La baisse du taux du profit aggrave les contradictions du capitalisme. Mais cela ne signifie pas que le capitalisme périra de lui-même, automatiquement, « s’évaporera » par suite de la baisse du taux de profit, comme l’affirme un économiste allemand, H. Grossman, qui se considère comme un « marxiste révolutionnaire ».
Grossman a écrit un gros livre destiné à « prouver » qu’il doit arriver un moment où le taux du profit baissera tellement qu’il ne restera rien aux capitalistes pour la consommation et que le capitalisme fera inévitablement naufrage. Et ces sottises, Grossman tente de les attribuer à Marx.

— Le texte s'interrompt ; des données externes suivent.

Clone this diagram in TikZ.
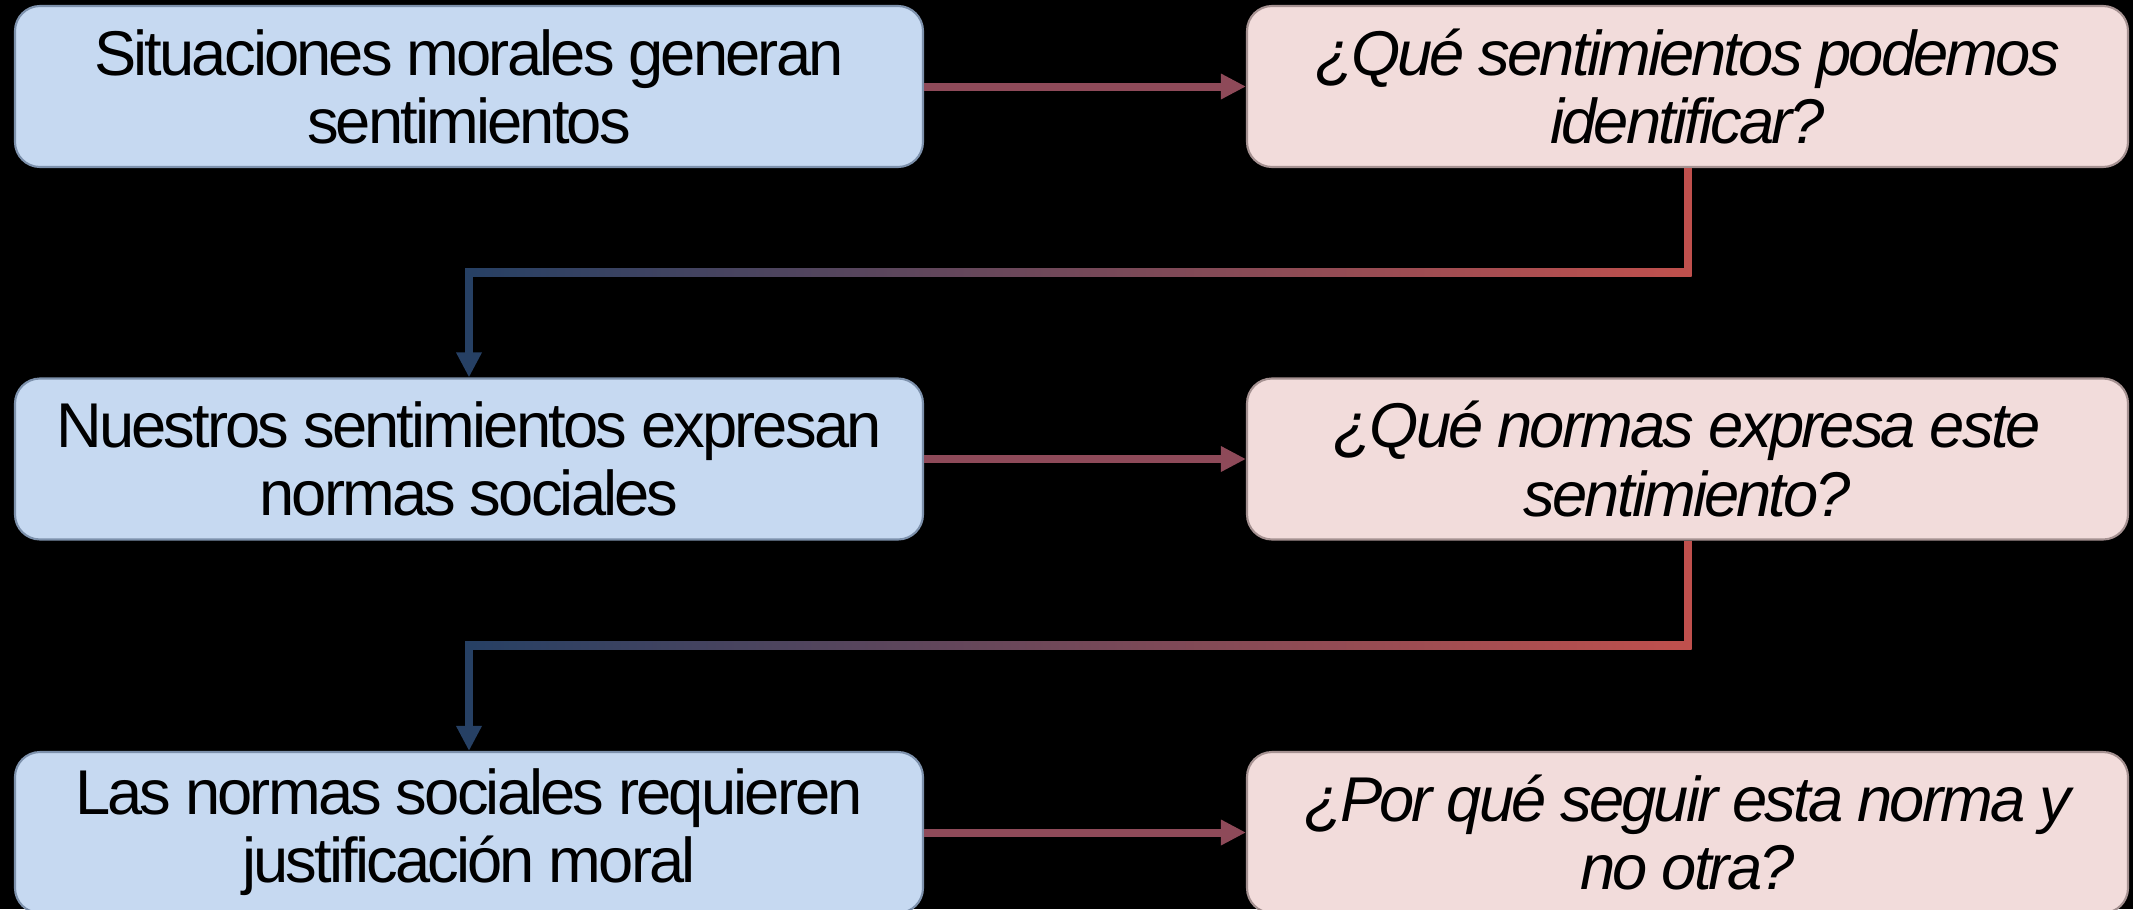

La théorie d’un krach automatique du capitalisme est une théorie entièrement social-démocrate, antimarxiste et antiléniniste, quelles que soient les phrases « révolutionnaires » dont elle se couvre. Cette théorie d’un krach automatique du capitalisme aboutit à créer la passivité dans la classe ouvrière à détourner celle-ci de l’action révolutionnaire, et, par cela même, à aider au renforcement du capitalisme.
Le capitalisme ne se laissera pas emporter par un krach, si fortes que soient ses contradictions. Au contraire, l’aggravation de la contradiction fondamentale du capitalisme renforce la lutte du prolétariat pour sa libération. Le capitalisme ne peut être renversé que par la révolution prolétarienne.